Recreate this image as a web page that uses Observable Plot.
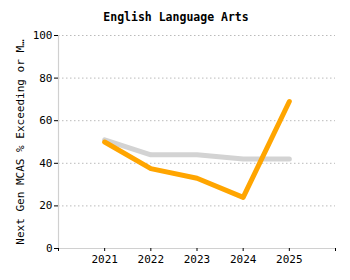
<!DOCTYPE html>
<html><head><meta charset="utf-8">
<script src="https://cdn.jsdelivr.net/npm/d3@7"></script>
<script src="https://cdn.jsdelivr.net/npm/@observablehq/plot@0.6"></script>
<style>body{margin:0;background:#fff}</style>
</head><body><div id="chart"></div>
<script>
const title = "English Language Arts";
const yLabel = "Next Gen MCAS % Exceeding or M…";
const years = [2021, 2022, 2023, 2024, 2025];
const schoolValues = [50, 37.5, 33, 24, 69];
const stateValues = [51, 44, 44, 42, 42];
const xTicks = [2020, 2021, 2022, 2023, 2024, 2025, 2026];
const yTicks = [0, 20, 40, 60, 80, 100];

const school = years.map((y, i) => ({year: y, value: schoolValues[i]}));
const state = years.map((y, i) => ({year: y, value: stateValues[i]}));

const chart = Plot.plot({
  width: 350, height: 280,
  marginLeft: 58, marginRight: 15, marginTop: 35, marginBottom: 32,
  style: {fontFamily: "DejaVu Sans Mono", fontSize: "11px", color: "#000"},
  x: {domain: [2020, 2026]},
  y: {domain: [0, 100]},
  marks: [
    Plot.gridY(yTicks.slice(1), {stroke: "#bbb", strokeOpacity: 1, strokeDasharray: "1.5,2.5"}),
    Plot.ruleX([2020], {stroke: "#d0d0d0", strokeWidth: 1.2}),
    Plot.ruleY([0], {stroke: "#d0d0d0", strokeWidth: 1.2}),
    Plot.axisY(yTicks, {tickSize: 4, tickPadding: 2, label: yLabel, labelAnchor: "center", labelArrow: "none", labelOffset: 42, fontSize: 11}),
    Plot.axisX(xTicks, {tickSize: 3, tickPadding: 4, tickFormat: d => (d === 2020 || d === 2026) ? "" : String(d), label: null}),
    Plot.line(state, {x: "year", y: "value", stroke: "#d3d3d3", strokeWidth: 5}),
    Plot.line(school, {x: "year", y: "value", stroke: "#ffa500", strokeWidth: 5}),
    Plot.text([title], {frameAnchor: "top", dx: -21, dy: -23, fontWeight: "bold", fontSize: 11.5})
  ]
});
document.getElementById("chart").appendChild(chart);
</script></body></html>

### [Exercise description]
What is needed is an exact reproduction of the data, pictures excluded.

### [Solution below]
Recreate this image as a web page that uses Observable Plot.
<!DOCTYPE html>
<html><head><meta charset="utf-8">
<script src="https://cdn.jsdelivr.net/npm/d3@7"></script>
<script src="https://cdn.jsdelivr.net/npm/@observablehq/plot@0.6"></script>
<style>body{margin:0;background:#fff}</style>
</head><body><div id="chart"></div>
<script>
const title = "English Language Arts";
const yLabel = "Next Gen MCAS % Exceeding or M…";
const years = [2021, 2022, 2023, 2024, 2025];
const schoolValues = [50, 37.5, 33, 24, 69];
const stateValues = [51, 44, 44, 42, 42];
const xTicks = [2020, 2021, 2022, 2023, 2024, 2025, 2026];
const yTicks = [0, 20, 40, 60, 80, 100];

const school = years.map((y, i) => ({year: y, value: schoolValues[i]}));
const state = years.map((y, i) => ({year: y, value: stateValues[i]}));

const chart = Plot.plot({
  width: 350, height: 280,
  marginLeft: 58, marginRight: 15, marginTop: 35, marginBottom: 32,
  style: {fontFamily: "DejaVu Sans Mono", fontSize: "11px", color: "#000"},
  x: {domain: [2020, 2026]},
  y: {domain: [0, 100]},
  marks: [
    Plot.gridY(yTicks.slice(1), {stroke: "#bbb", strokeOpacity: 1, strokeDasharray: "1.5,2.5"}),
    Plot.ruleX([2020], {stroke: "#d0d0d0", strokeWidth: 1.2}),
    Plot.ruleY([0], {stroke: "#d0d0d0", strokeWidth: 1.2}),
    Plot.axisY(yTicks, {tickSize: 4, tickPadding: 2, label: yLabel, labelAnchor: "center", labelArrow: "none", labelOffset: 42, fontSize: 11}),
    Plot.axisX(xTicks, {tickSize: 3, tickPadding: 4, tickFormat: d => (d === 2020 || d === 2026) ? "" : String(d), label: null}),
    Plot.line(state, {x: "year", y: "value", stroke: "#d3d3d3", strokeWidth: 5}),
    Plot.line(school, {x: "year", y: "value", stroke: "#ffa500", strokeWidth: 5}),
    Plot.text([title], {frameAnchor: "top", dx: -21, dy: -23, fontWeight: "bold", fontSize: 11.5})
  ]
});
document.getElementById("chart").appendChild(chart);
</script></body></html>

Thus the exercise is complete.